15歳から冒険者となり物語本編が始まる20歳まで、ソロでひたすらゴブリンのみを狩り続けて銀等級(冒険者の等級で10段階ある内の上から3番目。第一位の白金等級は勇者、第二位の金等級は国家レベルの英雄を指すため、在野の冒険者としては最上位)にまで上り詰めた異端の経歴の持ち主。
10年前にゴブリンによって住んでいた村を滅ぼされ、目の前で姉を惨殺されて以降、ゴブリンを殲滅することだけを目的として生きており、ゴブリン意外のものにはほとんど興味を持ちません。
そのため報酬や名声、他者からの評価にはまったく無頓着で、周囲から呆れられたり怒られることもしばしば。また、ゴブリン専門という経歴やみすぼらしい風貌から周囲の冒険者たちからは侮られていました。
一方で、不人気なゴブリン退治を積極的に引き受けてくれる冒険者としてギルドからの評価は高く、「辺境最優」の冒険者と呼ばれることもあります。
外伝「イヤーワン」にて語られる師匠の正体(種族)は圃人(レーア)
詳しくは後述しますが、ゴブリンスレイヤーの戦い方は極めて合理的かつたちの悪いものであり、彼にその戦い方の基礎を教えたのが、外伝「イヤーワン」にて語られるゴブリンスレイヤーの師匠です。
師匠は10年前にゴブリンの襲撃からゴブリンスレイヤーを救い出し、彼が冒険者となるまでの5年間で、基礎的な戦士、斥候としての技術を授けています。
師匠は「忍び」と名乗っており、ゴブリンスレイヤーを助け、育てた理由は不明。
外見は只人(ヒューマン)ではあり得ないほど小柄で、老齢ということもあってゴブリンにさえ見えるしわがれた姿をしていました。
その正体は圃人(レーア)と呼ばれるこの世界独自の種族で、いわゆる指輪物語の〇ビットのイメージですね(版権の関係があるのでオリジナル種族を作ったのでしょう)。

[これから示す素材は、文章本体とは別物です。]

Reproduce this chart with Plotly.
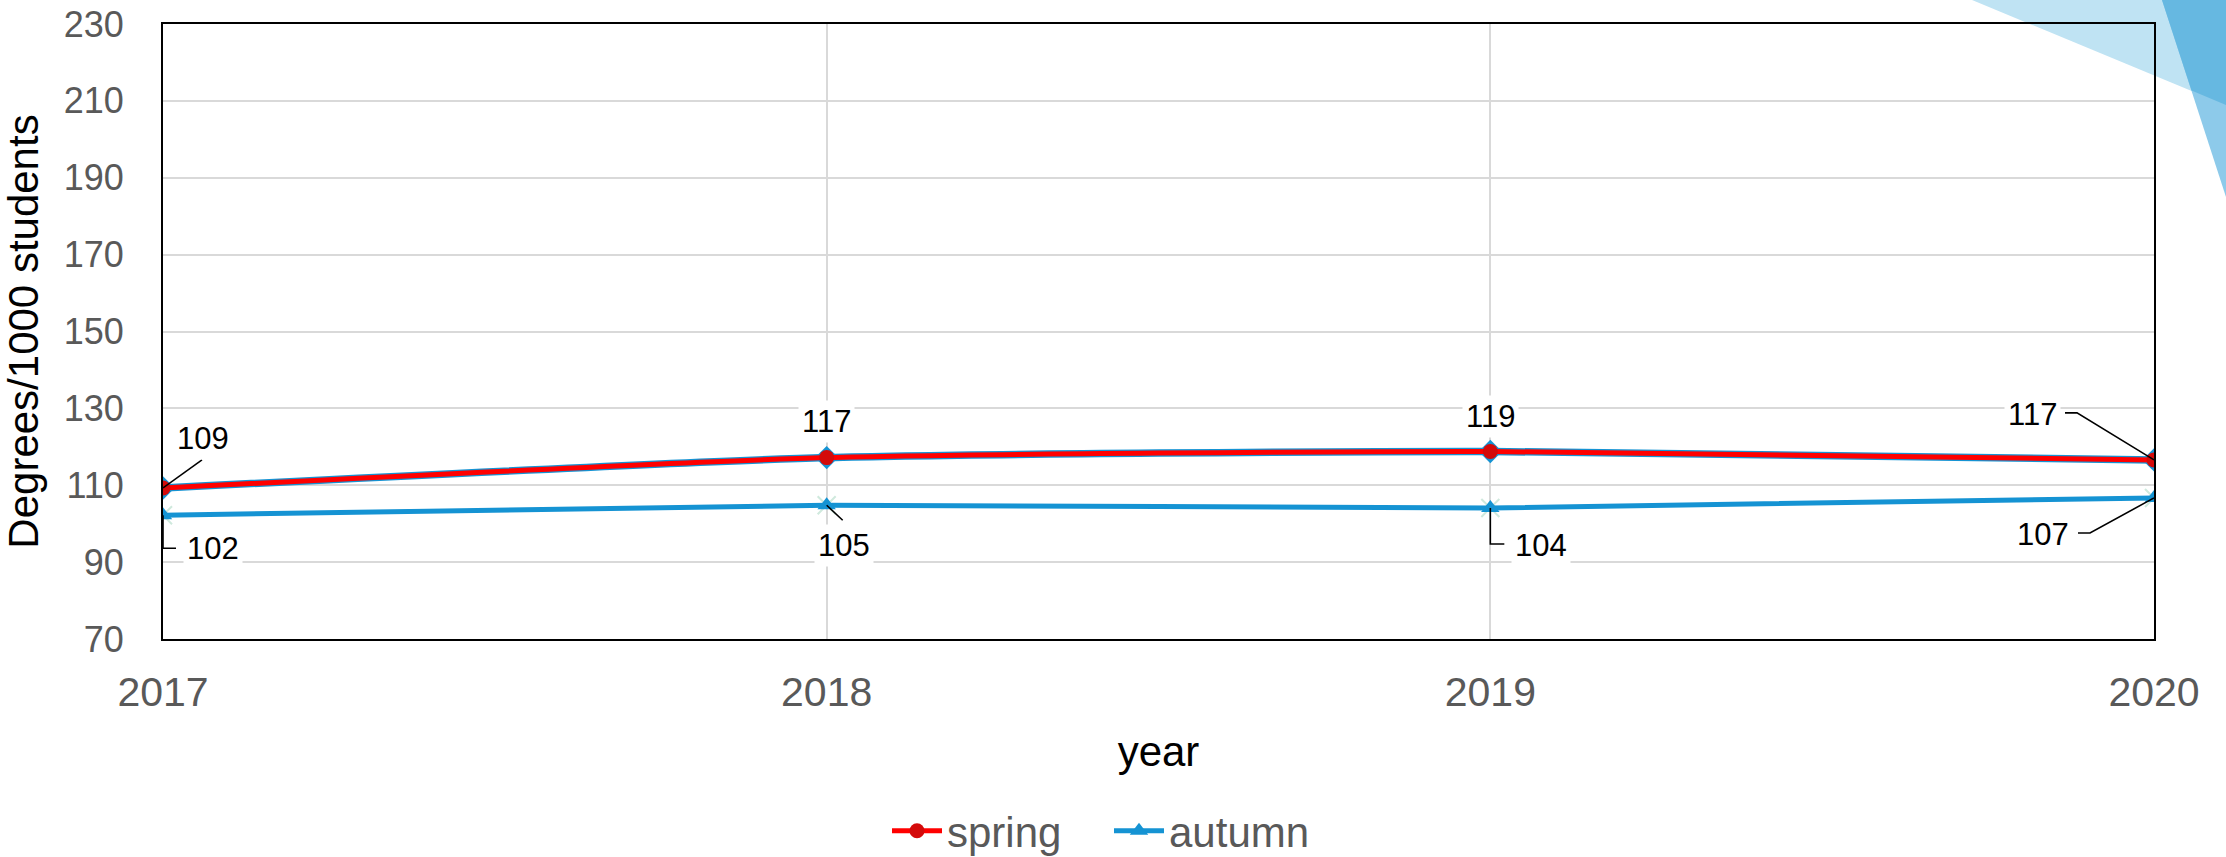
import plotly.graph_objects as go

years = [2017, 2018, 2019, 2020]
spring = [109.3, 117.2, 118.8, 116.6]
autumn = [102.2, 104.8, 104.1, 106.7]
spring_labels = ["109", "117", "119", "117"]
autumn_labels = ["102", "105", "104", "107"]
y_ticks = [70, 90, 110, 130, 150, 170, 190, 210, 230]

RED = "#FF0000"
RED_MK = "#D40A0A"
BLUE = "#1593D3"

# plot area in pixels
L, T, R, B = 163, 24, 72, 218
W, H = 2226, 857
PW, PH = W - L - R, H - T - B


def px(x):
    return (x - L) / PW


def py(y):
    return 1 - (y - T) / PH


fig = go.Figure()

# blue "edge" underneath spring line
fig.add_trace(go.Scatter(
    x=years, y=spring, mode="lines+markers", showlegend=False, hoverinfo="skip",
    line=dict(color=BLUE, width=7.5, shape="spline", smoothing=0.6),
    marker=dict(symbol="diamond", size=18, color=BLUE),
))
# pale x markers behind autumn triangles
fig.add_trace(go.Scatter(
    x=years, y=autumn, mode="markers", showlegend=False, hoverinfo="skip",
    marker=dict(symbol="x-thin", size=18, line=dict(color="#CFE9DD", width=2)),
))
fig.add_trace(go.Scatter(
    x=years, y=spring, mode="lines+markers", name="spring",
    line=dict(color=RED, width=5, shape="spline", smoothing=0.6),
    marker=dict(symbol="circle", size=15, color=RED_MK),
))
fig.add_trace(go.Scatter(
    x=years, y=autumn, mode="lines+markers", name="autumn",
    line=dict(color=BLUE, width=5, shape="spline", smoothing=0.6),
    marker=dict(symbol="triangle-up", size=16, color=BLUE),
))

# label placement (pixel offsets, y up) and leader-line polylines (pixels, y up)
spring_place = [
    (40, 49, [(0, 0), (39, 28)]),
    (0, 36, None),
    (0, 35, None),
    (-122, 45, [(0, 0), (-77, 47), (-89, 47)]),
]
autumn_place = [
    (50, -33, [(0, 0), (0, -33), (13, -33)]),
    (17, -40, [(0, 0), (16, -15)]),
    (51, -38, [(0, 0), (0, -36), (14, -36)]),
    (-111, -37, [(0, 0), (-64, -35), (-76, -35)]),
]

LABEL_FONT = dict(size=31, color="black", family="Liberation Sans, Arial")
annotations = []
shapes = []
for xs, ys, labs, places in [(years, spring, spring_labels, spring_place),
                             (years, autumn, autumn_labels, autumn_place)]:
    for xv, yv, lab, (dx, dy, leader) in zip(xs, ys, labs, places):
        if leader:
            shapes.append(dict(
                type="path", xref="x", yref="y", xsizemode="pixel", ysizemode="pixel",
                xanchor=xv, yanchor=yv,
                path="M " + " L ".join(f"{a},{b}" for a, b in leader),
                line=dict(color="black", width=1.6), layer="above",
            ))
        annotations.append(dict(
            x=xv, y=yv, text=lab, showarrow=False, xshift=dx, yshift=dy,
            bgcolor="white", borderpad=3, font=LABEL_FONT,
        ))

# decorative triangles at top-right
light = [(1972, 0), (2240, 0), (2240, 111)]
medium = [(2162, 0), (2240, 0), (2240, 240)]
overlap = [(2162, 0), (2240, 0), (2240, 111), (2191.5, 90.6)]


def path(pts):
    return "M " + " L ".join(f"{px(a):.5f},{py(b):.5f}" for a, b in pts) + " Z"


shapes = [
    dict(type="path", xref="paper", yref="paper", path=path(light),
         fillcolor="#BFE3F3", line=dict(width=0), layer="below"),
    dict(type="path", xref="paper", yref="paper", path=path(medium),
         fillcolor="#8DCAEA", line=dict(width=0), layer="below"),
    dict(type="path", xref="paper", yref="paper", path=path(overlap),
         fillcolor="#66B8E1", line=dict(width=0), layer="below"),
] + shapes

fig.update_layout(
    width=W, height=H,
    margin=dict(l=L, r=R, t=T, b=B, autoexpand=False),
    paper_bgcolor="white",
    plot_bgcolor="rgba(0,0,0,0)",
    font=dict(family="Liberation Sans, Arial", color="#595959"),
    showlegend=True,
    legend=dict(orientation="h", xref="container", yref="container",
                x=1109 / W, y=1 - 831 / H, xanchor="center", yanchor="middle",
                font=dict(size=42, color="#595959"),
                bgcolor="rgba(0,0,0,0)", itemwidth=50, tracegroupgap=0,
                entrywidth=157),
    annotations=annotations,
    shapes=shapes,
)

fig.update_xaxes(
    range=[2017, 2020], tickvals=years, ticktext=[str(y) for y in years],
    showgrid=True, gridcolor="#D9D9D9", gridwidth=2,
    showline=True, linecolor="black", linewidth=2, mirror=True,
    tickfont=dict(size=41, color="#595959"), ticks="", ticklabelstandoff=16,
    title=dict(text="year", font=dict(size=42, color="black"), standoff=22),
    zeroline=False, automargin=False,
)
fig.update_yaxes(
    range=[70, 230], tickvals=y_ticks,
    showgrid=True, gridcolor="#D9D9D9", gridwidth=2,
    showline=True, linecolor="black", linewidth=2, mirror=True,
    tickfont=dict(size=36, color="#595959"), ticks="", ticklabelstandoff=30,
    title=dict(text="Degrees/1000 students", font=dict(size=42, color="black"), standoff=14),
    zeroline=False, automargin=False,
)

fig.write_html(
    "out.html",
    config={"displayModeBar": False},
    post_script="document.body.style.margin='0';document.body.style.overflow='hidden';",
)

英雄たちとも深いつながりがあり、相当な実力者であることだけは確かなようです。
「ゴブリンスレイヤー」主人公の強さ(能力)
特別な力を持たない「戦士」兼「斥候」、実はそんなに強くない?
さて、冒険者としてゴブリンスレイヤーのスペックを評価すると、技能的には魔法の使えない「戦士」兼「斥候」。
身体能力もごく標準的とされており、戦士でありながら正面切っての戦闘技術はそれほど高くありません。
第三位の銀等級の冒険者ではありますが、戦闘能力そのものはせいぜい第六位の翠玉等級相当と言われており、弱いとまでは言いませんが、はっきり言ってあまり強くないのです。
ゲーム的に言うと、ギルドへの貢献度にみて銀等級と評価されてはいるものの、ゴブリンみたいな雑魚ばっかり相手にしているせいでレベルが全然上がってないといったところでしょうか。
加えて言えば、本来冒険者の命綱であるはずの装備も貧弱。
ゴブリンスレイヤーの主武装は、狭い洞窟で振るいやすい普通のショートソードで、防具も最低限ゴブリンの攻撃を防げる程度の性能しかありません。
何故ならゴブリンを殺すのに魔法の武器防具など必要ないから。
万が一自分がゴブリンに殺されれば、その装備をゴブリンに使われてしまうかもしれないと考え、彼は最低限の武器防具しか装備していないのです。
骰子(サイコロ)を振らない戦い方でゴブリンだけを狩る専門家
ではゴブリンスレイヤーはただ雑魚を狩るだけの平凡な冒険者なのか?
いいえ、ゴブリンスレイヤーの真価は単なるキャラクタースペックではなく、その偶然を排した骰子(サイコロ)を振らない戦い方にこそあるのです。
この世界ではどんなに強い英雄であっても、運が悪ければ格下のゴブリンにおくれを取り、敗北することがあります。
それが、神々が骰子(サイコロ)を振るということ。
ゲームのように正面から骰子(サイコロ)を振り合えば、格下の敵から致命的なダメージを負うことだって十分に在り得るのです。
しかし、ゴブリンスレイヤーの戦い方はそうした骰子(サイコロ)を振りません。
ゴブリンを殺すためなら、火攻め水攻めは序の口、正面から戦うどころか建物や地形を破壊するような戦術、採算を度外視した高価な魔法のアイテムの使用も躊躇いなく行います。
また、正面から戦わざるを得ない場合においても常に優位を取れるよう立ち回り、ゴブリンの血を使って臭いを消したり、自分の武器が使えなくなればゴブリンの武器を奪い取って使い潰したりと、とにかく徹底しています。
こうした神々の干渉手段であるサイコロ(宿命や偶然)さえ及ばないゴブリンスレイヤーの戦い方、特殊性こそが、彼の強さ、魅力と言えるでしょう。